I have tried using various differential equations methods to solve but it appears to be very challenging.
 A: Your differential equation is a Riccati equation. The general form of this type is given by
$$y'+p(x)y+q(x)y^2=r(x)$$
The attempt is to set $y=y_1(x)+v(x)$ where $y_1(x)$ is a particular solution. In your case choose $y=\frac1{x^3}+v(x)$ and plug this in your equation. Considering $p(x)=x^2,q(x)=1$ and $r(x)=-\frac2{x^2}$ this yields to an ODE in $v(x)$ an just evaluate $y$ afterwards by adding the particular solution.
But there is a problem in your case; your given $y_1$ does not fulfill the DE since one would get
$$\begin{align}
\left(-\frac3{x^4}\right)+\left(\frac{x}{x^3}\right)^2=\frac1{x^4}-\frac3{x^4}=-\frac{2}{x^4}\ne-\frac2{x^2}
\end{align}$$
Therefore $y_1=\frac1{x^3}$ would be a solution if and only if the RHS is given by $-\frac2{x^4}$.

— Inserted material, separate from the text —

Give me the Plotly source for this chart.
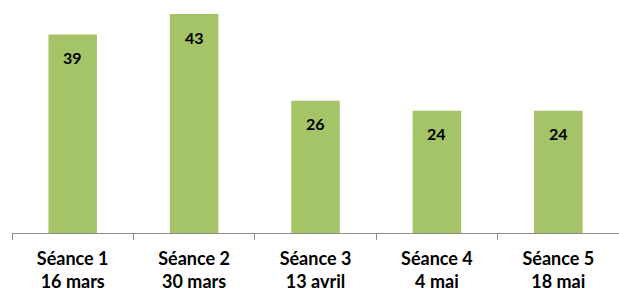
import plotly.graph_objects as go

sessions = ["Séance 1", "Séance 2", "Séance 3", "Séance 4", "Séance 5"]
dates = ["16 mars", "30 mars", "13 avril", "4 mai", "18 mai"]
values = [39, 43, 26, 24, 24]

cats = [f"<b>{s}<br>{d}</b>" for s, d in zip(sessions, dates)]

fig = go.Figure()
fig.add_trace(go.Bar(
    x=cats, y=values, width=0.4,
    marker=dict(color="#A5C367", line=dict(width=0)),
    hoverinfo="skip",
))
for c, v in zip(cats, values):
    fig.add_annotation(x=c, y=v, yshift=-23, text=f"<b>{v}</b>", showarrow=False,
                       font=dict(family="Lato, sans-serif", size=16, color="#000"),
                       xanchor="center", yanchor="middle")

fig.update_layout(
    width=619, height=292,
    margin=dict(l=12, r=0, t=0, b=59, autoexpand=False),
    plot_bgcolor="white", paper_bgcolor="white",
    showlegend=False,
    font=dict(family="Lato, sans-serif", size=18, color="#000"),
)
fig.update_xaxes(
    automargin=False,
    showline=True, linecolor="#8c8c8c", linewidth=1,
    ticks="outside", tickson="boundaries", ticklen=6, tickcolor="#8c8c8c",
    tickfont=dict(family="Lato, sans-serif", size=18, color="#000"),
    ticklabelstandoff=9,
    showgrid=False,
)
fig.update_yaxes(range=[0, 45.77], visible=False, showgrid=False)

fig.write_html("out.html", config={"displayModeBar": False},
               post_script="document.body.style.margin='0';")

For clarification we are dealing with the following problem

$$y'+(xy)^2=-\frac2{x^4}\text{ with }y_1=\frac1{x^3}$$

Hence this DE is a Ricatti equation we make the attempt $y=y_1(x)+v(x)$ with the given particular solution. Plugging $y$ and $y'$ within the equation yields to
$$\begin{align}
\left(\frac1{x^3}+v(x)\right)'+\left(\frac1{x^2}+xv(x)\right)^2&=-\frac2{x^4}\\
-\frac3{x^4}+v'(x)+\frac1{x^4}+x^2v^2(x)+2\frac{v(x)}x&=-\frac2{x^4}\\
v'(x)+2\frac{v(x)}x+x^2v^2(x)&=0
\end{align}$$
The last equation is now a Bernoulli equation therefore we divide by $-v^2(x)$ perform the substitution $z=\frac1{v(x)}$ and $z'=-\frac{v'(x)}{v^2(x)}$ to get
$$\begin{align}
v'(x)+2\frac{v(x)}x+x^2v^2(x)&=0\\
\Leftrightarrow -\frac{v'(x)}{v^2(x)}-2\frac1{xv(x)}-x^2&=0\\
\Leftrightarrow z'-2\frac zx-x^2&=0\\
\end{align}$$
The last equation is a simple ODE in $z$ and can be solved by standard techniques. I will leave to you to verify that one will get
$$z=cx^2+x^3\Rightarrow v(x)=\frac1{cx^2+x^3}$$
and so we finally get 
$$y=y_1+v(x)=\frac1{x^3}+\frac1{cx^2+x^3}$$
as the general solution.
A: Equations of the type
$$
y'+(xy)^2=ax^b
$$
have solutions of the form $y=cx^d$ if
$$
cdx^{d-1}+c^2x^{2d+2}=ax^b
$$
This requires all three exponents to be equal, $d-1=2d+2=b$, so that $d=-3$, $b=-4$. Then necessarily $a=c(c-3)$, which with the choice $c=1$ gives $a=-2$, as you finally gave in the correction of your equation.

Sometimes increasing the order leads to an easier to solve problem, if there is a nice solution at all. So set $y=\frac{u'}{x^2u}$, then 
$$
-\frac2{x^4}=y'+(xy)^2=\frac{u''}{x^2u}-\frac{2u'}{x^3u}-\frac{u'^2}{x^2u^2}+\frac{u'^2}{x^2u^2}
\implies
x^2u''-2xu'+2u=0
$$
which indeed has easy solutions, for instance as Euler-Cauchy DE. You also know that $u_1=x$ is one solution, so that you can use order reduction.